Exercise task: Write out the data again exactly, skipping every picture.
>>>>>
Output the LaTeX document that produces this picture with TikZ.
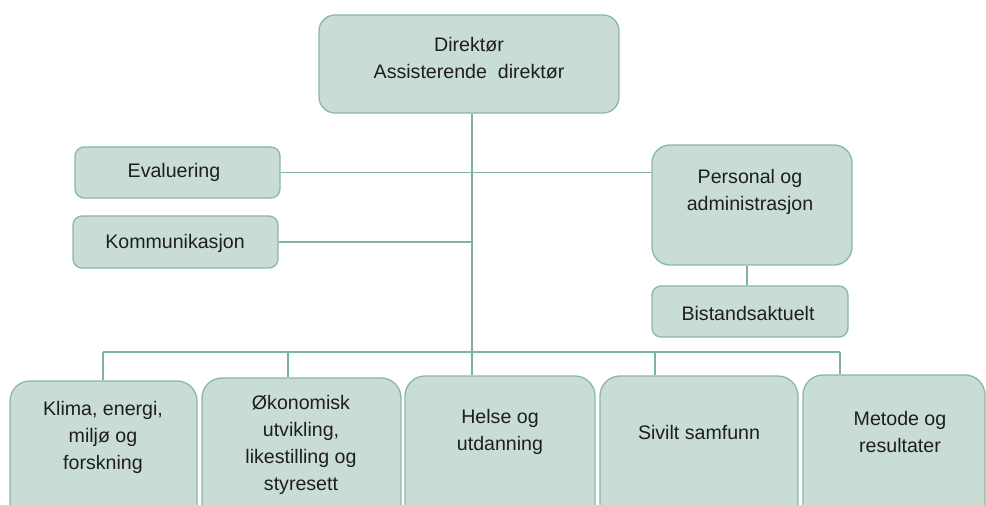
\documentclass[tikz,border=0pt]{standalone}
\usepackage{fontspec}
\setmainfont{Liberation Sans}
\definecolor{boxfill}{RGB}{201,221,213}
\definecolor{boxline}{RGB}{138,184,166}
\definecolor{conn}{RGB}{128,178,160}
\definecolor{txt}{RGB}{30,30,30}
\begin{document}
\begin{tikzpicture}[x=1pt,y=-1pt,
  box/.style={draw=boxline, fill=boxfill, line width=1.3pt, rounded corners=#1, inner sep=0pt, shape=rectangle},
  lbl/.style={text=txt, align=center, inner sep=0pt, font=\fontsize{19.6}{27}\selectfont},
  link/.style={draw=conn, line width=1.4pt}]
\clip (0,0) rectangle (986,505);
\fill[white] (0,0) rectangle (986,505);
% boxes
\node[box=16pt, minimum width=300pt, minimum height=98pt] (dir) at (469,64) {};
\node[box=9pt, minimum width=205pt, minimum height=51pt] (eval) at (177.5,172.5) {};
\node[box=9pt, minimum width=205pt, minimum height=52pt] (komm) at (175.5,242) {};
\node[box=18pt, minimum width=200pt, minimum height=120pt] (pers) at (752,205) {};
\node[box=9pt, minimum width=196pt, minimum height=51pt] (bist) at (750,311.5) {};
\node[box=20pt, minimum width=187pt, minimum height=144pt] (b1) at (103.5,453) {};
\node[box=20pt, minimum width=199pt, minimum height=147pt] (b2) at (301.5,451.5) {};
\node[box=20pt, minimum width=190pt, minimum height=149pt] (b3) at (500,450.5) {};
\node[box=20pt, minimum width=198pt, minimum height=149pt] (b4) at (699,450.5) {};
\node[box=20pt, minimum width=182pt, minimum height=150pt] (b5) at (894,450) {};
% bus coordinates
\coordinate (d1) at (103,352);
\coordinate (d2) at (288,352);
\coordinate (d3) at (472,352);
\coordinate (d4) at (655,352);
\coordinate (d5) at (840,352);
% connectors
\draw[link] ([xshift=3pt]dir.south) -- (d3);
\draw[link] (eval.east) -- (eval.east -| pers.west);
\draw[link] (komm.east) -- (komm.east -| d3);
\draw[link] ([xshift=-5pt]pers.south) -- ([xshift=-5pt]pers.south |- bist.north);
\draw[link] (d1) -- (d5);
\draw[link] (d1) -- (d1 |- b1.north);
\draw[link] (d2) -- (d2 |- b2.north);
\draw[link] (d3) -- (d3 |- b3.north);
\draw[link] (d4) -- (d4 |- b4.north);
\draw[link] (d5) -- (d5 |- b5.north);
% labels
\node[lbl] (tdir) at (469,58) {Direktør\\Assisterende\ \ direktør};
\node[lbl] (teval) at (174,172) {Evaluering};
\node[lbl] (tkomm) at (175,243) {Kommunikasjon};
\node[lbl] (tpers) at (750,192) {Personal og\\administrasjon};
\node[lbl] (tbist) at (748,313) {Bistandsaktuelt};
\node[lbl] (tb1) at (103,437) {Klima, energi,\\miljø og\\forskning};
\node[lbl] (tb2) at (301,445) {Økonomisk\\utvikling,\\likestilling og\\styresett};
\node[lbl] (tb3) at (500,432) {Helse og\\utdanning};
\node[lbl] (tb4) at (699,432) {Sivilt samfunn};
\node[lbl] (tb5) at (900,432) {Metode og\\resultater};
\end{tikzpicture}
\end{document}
<<<<<
Output:
Output the LaTeX document that produces this picture with TikZ.
\documentclass[tikz,border=0pt]{standalone}
\usepackage{fontspec}
\setmainfont{Liberation Sans}
\definecolor{boxfill}{RGB}{201,221,213}
\definecolor{boxline}{RGB}{138,184,166}
\definecolor{conn}{RGB}{128,178,160}
\definecolor{txt}{RGB}{30,30,30}
\begin{document}
\begin{tikzpicture}[x=1pt,y=-1pt,
  box/.style={draw=boxline, fill=boxfill, line width=1.3pt, rounded corners=#1, inner sep=0pt, shape=rectangle},
  lbl/.style={text=txt, align=center, inner sep=0pt, font=\fontsize{19.6}{27}\selectfont},
  link/.style={draw=conn, line width=1.4pt}]
\clip (0,0) rectangle (986,505);
\fill[white] (0,0) rectangle (986,505);
% boxes
\node[box=16pt, minimum width=300pt, minimum height=98pt] (dir) at (469,64) {};
\node[box=9pt, minimum width=205pt, minimum height=51pt] (eval) at (177.5,172.5) {};
\node[box=9pt, minimum width=205pt, minimum height=52pt] (komm) at (175.5,242) {};
\node[box=18pt, minimum width=200pt, minimum height=120pt] (pers) at (752,205) {};
\node[box=9pt, minimum width=196pt, minimum height=51pt] (bist) at (750,311.5) {};
\node[box=20pt, minimum width=187pt, minimum height=144pt] (b1) at (103.5,453) {};
\node[box=20pt, minimum width=199pt, minimum height=147pt] (b2) at (301.5,451.5) {};
\node[box=20pt, minimum width=190pt, minimum height=149pt] (b3) at (500,450.5) {};
\node[box=20pt, minimum width=198pt, minimum height=149pt] (b4) at (699,450.5) {};
\node[box=20pt, minimum width=182pt, minimum height=150pt] (b5) at (894,450) {};
% bus coordinates
\coordinate (d1) at (103,352);
\coordinate (d2) at (288,352);
\coordinate (d3) at (472,352);
\coordinate (d4) at (655,352);
\coordinate (d5) at (840,352);
% connectors
\draw[link] ([xshift=3pt]dir.south) -- (d3);
\draw[link] (eval.east) -- (eval.east -| pers.west);
\draw[link] (komm.east) -- (komm.east -| d3);
\draw[link] ([xshift=-5pt]pers.south) -- ([xshift=-5pt]pers.south |- bist.north);
\draw[link] (d1) -- (d5);
\draw[link] (d1) -- (d1 |- b1.north);
\draw[link] (d2) -- (d2 |- b2.north);
\draw[link] (d3) -- (d3 |- b3.north);
\draw[link] (d4) -- (d4 |- b4.north);
\draw[link] (d5) -- (d5 |- b5.north);
% labels
\node[lbl] (tdir) at (469,58) {Direktør\\Assisterende\ \ direktør};
\node[lbl] (teval) at (174,172) {Evaluering};
\node[lbl] (tkomm) at (175,243) {Kommunikasjon};
\node[lbl] (tpers) at (750,192) {Personal og\\administrasjon};
\node[lbl] (tbist) at (748,313) {Bistandsaktuelt};
\node[lbl] (tb1) at (103,437) {Klima, energi,\\miljø og\\forskning};
\node[lbl] (tb2) at (301,445) {Økonomisk\\utvikling,\\likestilling og\\styresett};
\node[lbl] (tb3) at (500,432) {Helse og\\utdanning};
\node[lbl] (tb4) at (699,432) {Sivilt samfunn};
\node[lbl] (tb5) at (900,432) {Metode og\\resultater};
\end{tikzpicture}
\end{document}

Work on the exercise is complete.